The classrooms that hold so many memories—many not necessarily related to academics—have been restored and refinished, turned into galleries, music rooms, meeting rooms, dressing rooms, dance studios and the like. My 10th grade English classroom is now decked out like it would have been in the 1920s.

The front steps, once a focal point of student life, now have the names of educators from throughout the city and county inscribed on their risers. The interior stairways and hallways look more or less the same, but brighter, crisper and more vibrant, alive again with the sounds of activity. There’s a magnificent fountain out front where I once ran a spray-painted “We’re #1” flag up the old flagpole after we won the state basketball championship.

I asked Michael Bollinger what prompted him to leave a solid, steady job that he obviously enjoyed and move halfway across the country to take the reins of a new, unproven operation.
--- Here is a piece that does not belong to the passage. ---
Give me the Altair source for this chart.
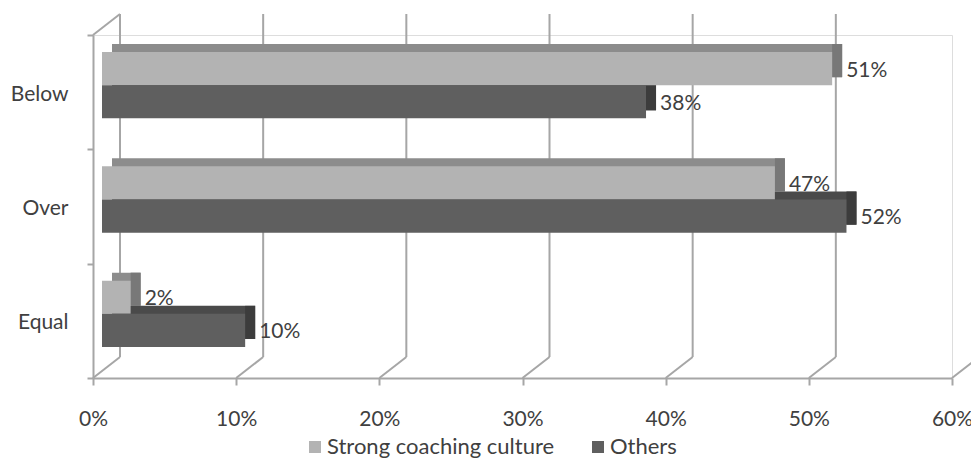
import altair as alt
import pandas as pd

categories = ["Below", "Over", "Equal"]
series = ["Strong coaching culture", "Others"]
strong_values = [51, 47, 2]
others_values = [38, 52, 10]
x_ticks = [0, 10, 20, 30, 40, 50, 60]

rows = []
for c, s_v, o_v in zip(categories, strong_values, others_values):
    rows.append({"Category": c, "Series": series[0], "Value": s_v})
    rows.append({"Category": c, "Series": series[1], "Value": o_v})
df = pd.DataFrame(rows)
ticks_df = pd.DataFrame({"t": x_ticks})
cat_df = pd.DataFrame({"Category": categories})

W, H = 859, 343
DX, DY = 27, -21          # wall depth
BX, BY = 9, -7            # bar front-face shift
BDX, BDY = 10, -8         # bar depth
FONT = "Lato"
TXT = "#404040"
GRID = "#a6a6a6"

xscale = alt.Scale(domain=[0, 60], nice=False, zero=True)


def yscale(shift):
    return alt.Scale(domain=categories, paddingInner=0.42, paddingOuter=0.21,
                     range=[shift, H + shift])


yoff_scale = alt.Scale(domain=series, paddingInner=0, paddingOuter=0)

x_axis = alt.Axis(values=x_ticks, labelExpr="datum.value + '%'", grid=False,
                  domainColor=GRID, domainWidth=2, tickColor=GRID, tickWidth=2,
                  tickSize=7, labelPadding=23, labelFontSize=21, labelFont=FONT,
                  labelColor=TXT, labelFlush=False, labelOverlap=False, title=None)
y_axis = alt.Axis(domainColor=GRID, domainWidth=2, tickColor=GRID, tickWidth=2,
                  tickSize=6, tickBand="extent", labelPadding=19, labelOffset=2,
                  labelFontSize=21, labelFont=FONT, labelColor=TXT, title=None)

axis_layer = alt.Chart(cat_df).mark_point(opacity=0).encode(
    y=alt.Y("Category:N", sort=categories, axis=y_axis,
            scale=alt.Scale(domain=categories, paddingInner=0, paddingOuter=0, range=[0, H])),
)

# back wall grid lines (the 60% one falls outside the picture)
grid_back = alt.Chart(ticks_df).transform_filter("datum.t < 60").mark_rule(
    color=GRID, strokeWidth=2, xOffset=DX, x2Offset=DX).encode(
    x=alt.X("t:Q", scale=xscale, axis=x_axis),
    y=alt.value(DY), y2=alt.value(H + DY),
)
grid_floor = alt.Chart(ticks_df).mark_rule(color=GRID, strokeWidth=2, xOffset=DX, x2Offset=0).encode(
    x=alt.X("t:Q", scale=xscale), x2="t:Q",
    y=alt.value(H + DY), y2=alt.value(H),
)
wall_top = alt.Chart(ticks_df).transform_filter("datum.t == 0").mark_rule(
    color=GRID, strokeWidth=2, xOffset=0, x2Offset=DX).encode(
    x=alt.X("t:Q", scale=xscale), x2="t:Q",
    y=alt.value(0), y2=alt.value(DY),
)

base = alt.Chart(df)
yoff = alt.YOffset("Series:N", scale=yoff_scale, sort=series)


def ycat(shift):
    return alt.Y("Category:N", scale=yscale(shift), sort=categories, axis=None)


top_face = base.mark_bar(xOffset=BX + BDX, x2Offset=BX + BDX).encode(
    x=alt.X("Value:Q", scale=xscale), x2=alt.datum(0),
    y=ycat(BY + BDY), yOffset=yoff,
    color=alt.condition(alt.datum.Series == "Others", alt.value("#4a4a4a"), alt.value("#8c8c8c")),
)
side_face = base.mark_bar(xOffset=BX, x2Offset=BX + BDX).encode(
    x=alt.X("Value:Q", scale=xscale), x2="Value:Q",
    y=ycat(BY + BDY), yOffset=yoff,
    color=alt.condition(alt.datum.Series == "Others", alt.value("#3c3c3c"), alt.value("#787878")),
)
front_face = base.mark_bar(xOffset=BX, x2Offset=BX).encode(
    x=alt.X("Value:Q", scale=xscale), x2=alt.datum(0),
    y=ycat(BY), yOffset=yoff,
    color=alt.Color("Series:N", scale=alt.Scale(domain=series, range=["#b3b3b3", "#5f5f5f"]),
                    legend=alt.Legend(orient="none", legendX=211, legendY=401, direction="horizontal",
                                      title=None, symbolType="square", symbolSize=144,
                                      symbolStrokeWidth=0, labelFontSize=22, labelFont=FONT,
                                      labelColor=TXT, labelOffset=1, columnPadding=32, padding=0,
                                      labelLimit=0)),
)
labels = base.transform_calculate(lbl="datum.Value + '%'").mark_text(
    align="left", baseline="middle", dx=BX + BDX + 4, dy=2, font=FONT, fontSize=21, color=TXT
).encode(
    x=alt.X("Value:Q", scale=xscale), y=ycat(BY), yOffset=yoff, text="lbl:N",
)

chart = alt.layer(axis_layer, grid_back, grid_floor, wall_top, top_face, side_face, front_face, labels
                  ).resolve_scale(y="independent").properties(
    width=W, height=H, autosize="none",
    padding={"left": 93, "top": 35, "right": 19, "bottom": 82},
).configure_view(stroke=None).configure(background="white")

chart.save("out.html", embed_options={"renderer": "svg", "actions": False})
“I always fancied myself like the underdog,” he replied. “When I was playing army, I liked to be on the south, not because of the slavery thing, but because no one else wanted to be on that team. My theater at the lake—here I was, this middle class boy hocking as much as he could and taking a calculated risk knowing he’s got to start paying the payroll, which it barely did. And then taking over the Lyceum Theatre which was out in the middle of oinking nowhere, I always felt like that was kinda the underdog.

“The Suffolk Center is definitely not the underdog in terms of the building. This is a $20 million project; it’s a nice facility. However, I seriously had somebody ask me this several months ago: ‘You guys still have well water down there, don’t ya?’ So it’s sorta looked at like it’s way far away and kinda backwards; and we don’t have a track record for any of the arts like Norfolk does. So in that way, maybe we are the underdog. That was my reason for taking the job.”

And how does Betsy Brothers feel now that her dream is a reality?

“We worked with the architect so much,” she said, “but that still doesn’t prepare you. I think it’s more beautiful than most of us expected.”

Does she have any more preservation projects up her sleeve?

“I’m ready to go to the senior center and the pottery studio,” she laughed. “I think I’m gonna have my first martini ever at the bar when it opens!”